───── Source data ─────

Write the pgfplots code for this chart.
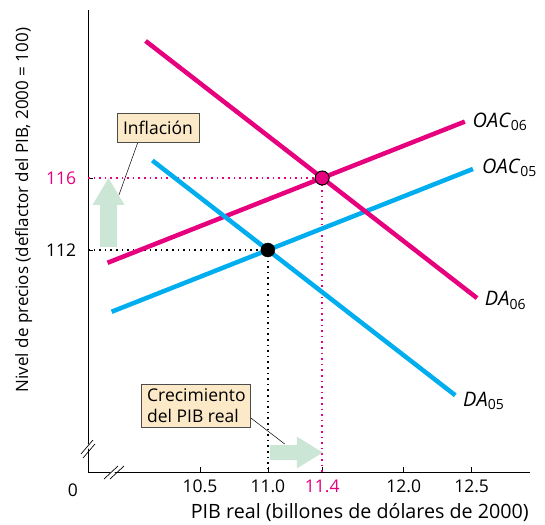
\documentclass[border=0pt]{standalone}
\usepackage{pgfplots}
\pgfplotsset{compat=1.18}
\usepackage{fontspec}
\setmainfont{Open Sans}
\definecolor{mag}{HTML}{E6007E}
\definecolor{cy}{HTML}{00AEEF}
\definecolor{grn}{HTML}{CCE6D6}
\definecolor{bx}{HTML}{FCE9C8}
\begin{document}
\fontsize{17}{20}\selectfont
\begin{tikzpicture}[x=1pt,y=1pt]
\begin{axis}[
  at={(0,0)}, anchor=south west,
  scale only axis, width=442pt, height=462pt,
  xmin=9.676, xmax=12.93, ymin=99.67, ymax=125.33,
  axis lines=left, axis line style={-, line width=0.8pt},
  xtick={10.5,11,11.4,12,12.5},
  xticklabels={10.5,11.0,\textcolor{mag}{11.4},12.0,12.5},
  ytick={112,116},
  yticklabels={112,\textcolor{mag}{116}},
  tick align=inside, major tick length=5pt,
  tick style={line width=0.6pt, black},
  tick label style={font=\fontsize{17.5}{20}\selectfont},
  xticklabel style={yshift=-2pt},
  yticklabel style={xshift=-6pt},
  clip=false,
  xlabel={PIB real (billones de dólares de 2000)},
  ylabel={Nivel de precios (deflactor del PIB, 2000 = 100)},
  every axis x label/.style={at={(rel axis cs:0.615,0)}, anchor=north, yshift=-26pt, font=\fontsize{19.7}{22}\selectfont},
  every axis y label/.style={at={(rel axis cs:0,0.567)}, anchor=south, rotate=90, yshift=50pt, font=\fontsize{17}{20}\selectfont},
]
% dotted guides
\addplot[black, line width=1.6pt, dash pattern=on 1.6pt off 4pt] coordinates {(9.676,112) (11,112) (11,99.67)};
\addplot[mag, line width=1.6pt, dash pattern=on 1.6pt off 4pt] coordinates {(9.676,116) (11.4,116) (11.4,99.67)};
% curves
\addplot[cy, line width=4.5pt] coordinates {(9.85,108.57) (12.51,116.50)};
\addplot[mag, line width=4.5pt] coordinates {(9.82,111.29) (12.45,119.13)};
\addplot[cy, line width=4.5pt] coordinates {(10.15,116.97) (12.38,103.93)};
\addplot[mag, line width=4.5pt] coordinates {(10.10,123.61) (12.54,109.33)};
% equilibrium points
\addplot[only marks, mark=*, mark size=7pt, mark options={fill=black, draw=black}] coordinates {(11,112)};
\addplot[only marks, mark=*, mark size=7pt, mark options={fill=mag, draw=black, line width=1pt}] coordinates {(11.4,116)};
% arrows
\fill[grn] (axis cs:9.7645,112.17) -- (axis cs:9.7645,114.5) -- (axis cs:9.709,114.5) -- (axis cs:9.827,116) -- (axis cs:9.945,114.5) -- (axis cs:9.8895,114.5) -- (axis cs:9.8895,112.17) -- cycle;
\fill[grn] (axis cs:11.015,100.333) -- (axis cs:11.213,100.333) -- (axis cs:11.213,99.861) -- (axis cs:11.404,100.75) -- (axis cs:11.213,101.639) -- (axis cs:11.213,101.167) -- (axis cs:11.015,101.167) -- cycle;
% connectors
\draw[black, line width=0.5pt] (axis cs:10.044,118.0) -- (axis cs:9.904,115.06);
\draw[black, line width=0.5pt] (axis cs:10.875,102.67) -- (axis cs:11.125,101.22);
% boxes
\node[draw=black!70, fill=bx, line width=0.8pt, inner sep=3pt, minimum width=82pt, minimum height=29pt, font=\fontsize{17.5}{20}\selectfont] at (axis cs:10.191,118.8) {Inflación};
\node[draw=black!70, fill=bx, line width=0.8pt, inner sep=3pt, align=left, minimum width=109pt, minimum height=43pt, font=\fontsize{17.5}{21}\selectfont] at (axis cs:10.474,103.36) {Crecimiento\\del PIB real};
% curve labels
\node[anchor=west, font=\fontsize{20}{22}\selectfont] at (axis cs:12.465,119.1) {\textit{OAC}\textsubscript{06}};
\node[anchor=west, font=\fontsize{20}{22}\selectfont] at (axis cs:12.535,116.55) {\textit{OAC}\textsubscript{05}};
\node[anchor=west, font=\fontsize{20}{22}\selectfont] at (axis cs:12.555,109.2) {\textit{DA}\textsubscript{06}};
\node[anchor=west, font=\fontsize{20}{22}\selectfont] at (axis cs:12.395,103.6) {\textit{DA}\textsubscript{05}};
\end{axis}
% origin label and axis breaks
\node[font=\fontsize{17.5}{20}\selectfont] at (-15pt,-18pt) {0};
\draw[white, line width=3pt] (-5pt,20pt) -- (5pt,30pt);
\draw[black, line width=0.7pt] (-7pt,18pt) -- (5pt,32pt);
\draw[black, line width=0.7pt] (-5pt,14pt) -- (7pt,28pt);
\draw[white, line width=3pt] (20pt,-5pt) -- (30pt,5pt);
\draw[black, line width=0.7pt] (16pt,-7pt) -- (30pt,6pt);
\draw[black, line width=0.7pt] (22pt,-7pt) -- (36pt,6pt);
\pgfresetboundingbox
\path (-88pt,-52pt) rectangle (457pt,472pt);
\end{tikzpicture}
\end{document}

─────

Work instructions:
Copy out the whole listing exactly, and don't carry over any pictures.

Answer below:
Write the pgfplots code for this chart.
\documentclass[border=0pt]{standalone}
\usepackage{pgfplots}
\pgfplotsset{compat=1.18}
\usepackage{fontspec}
\setmainfont{Open Sans}
\definecolor{mag}{HTML}{E6007E}
\definecolor{cy}{HTML}{00AEEF}
\definecolor{grn}{HTML}{CCE6D6}
\definecolor{bx}{HTML}{FCE9C8}
\begin{document}
\fontsize{17}{20}\selectfont
\begin{tikzpicture}[x=1pt,y=1pt]
\begin{axis}[
  at={(0,0)}, anchor=south west,
  scale only axis, width=442pt, height=462pt,
  xmin=9.676, xmax=12.93, ymin=99.67, ymax=125.33,
  axis lines=left, axis line style={-, line width=0.8pt},
  xtick={10.5,11,11.4,12,12.5},
  xticklabels={10.5,11.0,\textcolor{mag}{11.4},12.0,12.5},
  ytick={112,116},
  yticklabels={112,\textcolor{mag}{116}},
  tick align=inside, major tick length=5pt,
  tick style={line width=0.6pt, black},
  tick label style={font=\fontsize{17.5}{20}\selectfont},
  xticklabel style={yshift=-2pt},
  yticklabel style={xshift=-6pt},
  clip=false,
  xlabel={PIB real (billones de dólares de 2000)},
  ylabel={Nivel de precios (deflactor del PIB, 2000 = 100)},
  every axis x label/.style={at={(rel axis cs:0.615,0)}, anchor=north, yshift=-26pt, font=\fontsize{19.7}{22}\selectfont},
  every axis y label/.style={at={(rel axis cs:0,0.567)}, anchor=south, rotate=90, yshift=50pt, font=\fontsize{17}{20}\selectfont},
]
% dotted guides
\addplot[black, line width=1.6pt, dash pattern=on 1.6pt off 4pt] coordinates {(9.676,112) (11,112) (11,99.67)};
\addplot[mag, line width=1.6pt, dash pattern=on 1.6pt off 4pt] coordinates {(9.676,116) (11.4,116) (11.4,99.67)};
% curves
\addplot[cy, line width=4.5pt] coordinates {(9.85,108.57) (12.51,116.50)};
\addplot[mag, line width=4.5pt] coordinates {(9.82,111.29) (12.45,119.13)};
\addplot[cy, line width=4.5pt] coordinates {(10.15,116.97) (12.38,103.93)};
\addplot[mag, line width=4.5pt] coordinates {(10.10,123.61) (12.54,109.33)};
% equilibrium points
\addplot[only marks, mark=*, mark size=7pt, mark options={fill=black, draw=black}] coordinates {(11,112)};
\addplot[only marks, mark=*, mark size=7pt, mark options={fill=mag, draw=black, line width=1pt}] coordinates {(11.4,116)};
% arrows
\fill[grn] (axis cs:9.7645,112.17) -- (axis cs:9.7645,114.5) -- (axis cs:9.709,114.5) -- (axis cs:9.827,116) -- (axis cs:9.945,114.5) -- (axis cs:9.8895,114.5) -- (axis cs:9.8895,112.17) -- cycle;
\fill[grn] (axis cs:11.015,100.333) -- (axis cs:11.213,100.333) -- (axis cs:11.213,99.861) -- (axis cs:11.404,100.75) -- (axis cs:11.213,101.639) -- (axis cs:11.213,101.167) -- (axis cs:11.015,101.167) -- cycle;
% connectors
\draw[black, line width=0.5pt] (axis cs:10.044,118.0) -- (axis cs:9.904,115.06);
\draw[black, line width=0.5pt] (axis cs:10.875,102.67) -- (axis cs:11.125,101.22);
% boxes
\node[draw=black!70, fill=bx, line width=0.8pt, inner sep=3pt, minimum width=82pt, minimum height=29pt, font=\fontsize{17.5}{20}\selectfont] at (axis cs:10.191,118.8) {Inflación};
\node[draw=black!70, fill=bx, line width=0.8pt, inner sep=3pt, align=left, minimum width=109pt, minimum height=43pt, font=\fontsize{17.5}{21}\selectfont] at (axis cs:10.474,103.36) {Crecimiento\\del PIB real};
% curve labels
\node[anchor=west, font=\fontsize{20}{22}\selectfont] at (axis cs:12.465,119.1) {\textit{OAC}\textsubscript{06}};
\node[anchor=west, font=\fontsize{20}{22}\selectfont] at (axis cs:12.535,116.55) {\textit{OAC}\textsubscript{05}};
\node[anchor=west, font=\fontsize{20}{22}\selectfont] at (axis cs:12.555,109.2) {\textit{DA}\textsubscript{06}};
\node[anchor=west, font=\fontsize{20}{22}\selectfont] at (axis cs:12.395,103.6) {\textit{DA}\textsubscript{05}};
\end{axis}
% origin label and axis breaks
\node[font=\fontsize{17.5}{20}\selectfont] at (-15pt,-18pt) {0};
\draw[white, line width=3pt] (-5pt,20pt) -- (5pt,30pt);
\draw[black, line width=0.7pt] (-7pt,18pt) -- (5pt,32pt);
\draw[black, line width=0.7pt] (-5pt,14pt) -- (7pt,28pt);
\draw[white, line width=3pt] (20pt,-5pt) -- (30pt,5pt);
\draw[black, line width=0.7pt] (16pt,-7pt) -- (30pt,6pt);
\draw[black, line width=0.7pt] (22pt,-7pt) -- (36pt,6pt);
\pgfresetboundingbox
\path (-88pt,-52pt) rectangle (457pt,472pt);
\end{tikzpicture}
\end{document}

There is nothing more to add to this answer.